Google is going after the competition in the online storage arena with an array of price cuts. Coming on the heels of the Microsoft Office 365 price cut, Google announced that storage prices for Google Drive would be slashed drastically. In a blog post, the company credited recent infrastructure improvements as the chief reason for the price cuts. Or, Google decided to brush aside competition in the online storage business.
Right now users get a free 15GB storage account on Google Drive. The next tier, 100GB has been reduced from $4.99 per month to $1.99. The terabyte option saw substantial price cut, from $49.99 to $9.99. If you, for whatever reason, need 10 terabytes of cloud storage – Google has that tier priced at $99.99 per month.
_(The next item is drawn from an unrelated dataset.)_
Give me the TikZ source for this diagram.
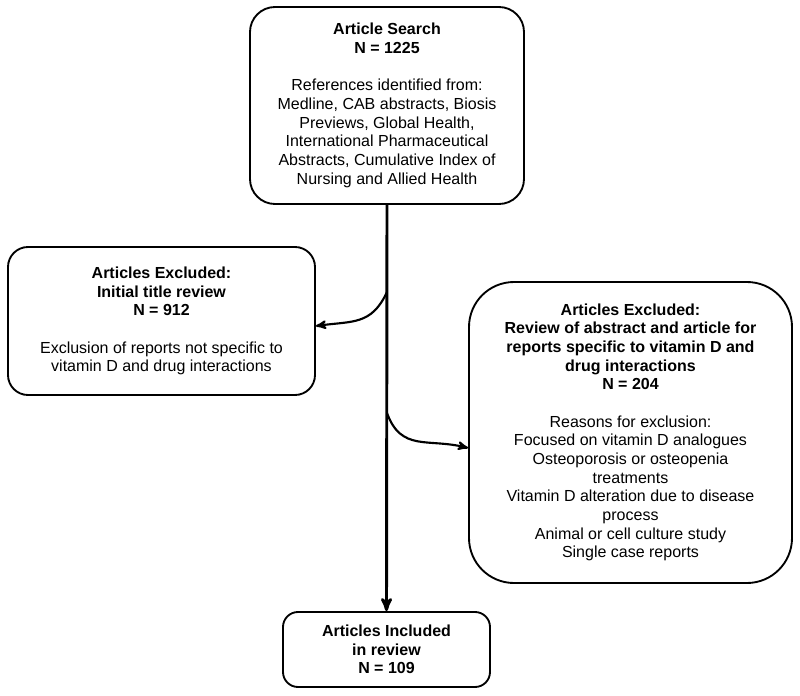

Google’s promotion of the terabyte tier takes a humorous bent. The company describes it as “enough storage for you to take a selfie twice a day for the next 200 years and still have room left over for… shall we say… less important things”.
Drive’s productivity suite, the old Google Docs, released a store for third-party add-ons. Most users have probably notice the feature if they work exclusively inside the productivity suite. The move is designed to target Office users as well as open source software such as Openoffice.
Where does this leave Dropbox? It is currently the most popular option for cloud storage. More than likely they will respond with more storage, and most users are not likely to move away from something they already have set up. Google will have to make the add-ons compelling to start poaching customers.
If Google does see a spate of higher sign ups, it’s good for the quarterly earnings calls. The more people inside the ecosystem, the better for Adwords. That’s where the majority of the company’s revenue comes from, so it makes sense for them to cut cloud storage prices to entice users over.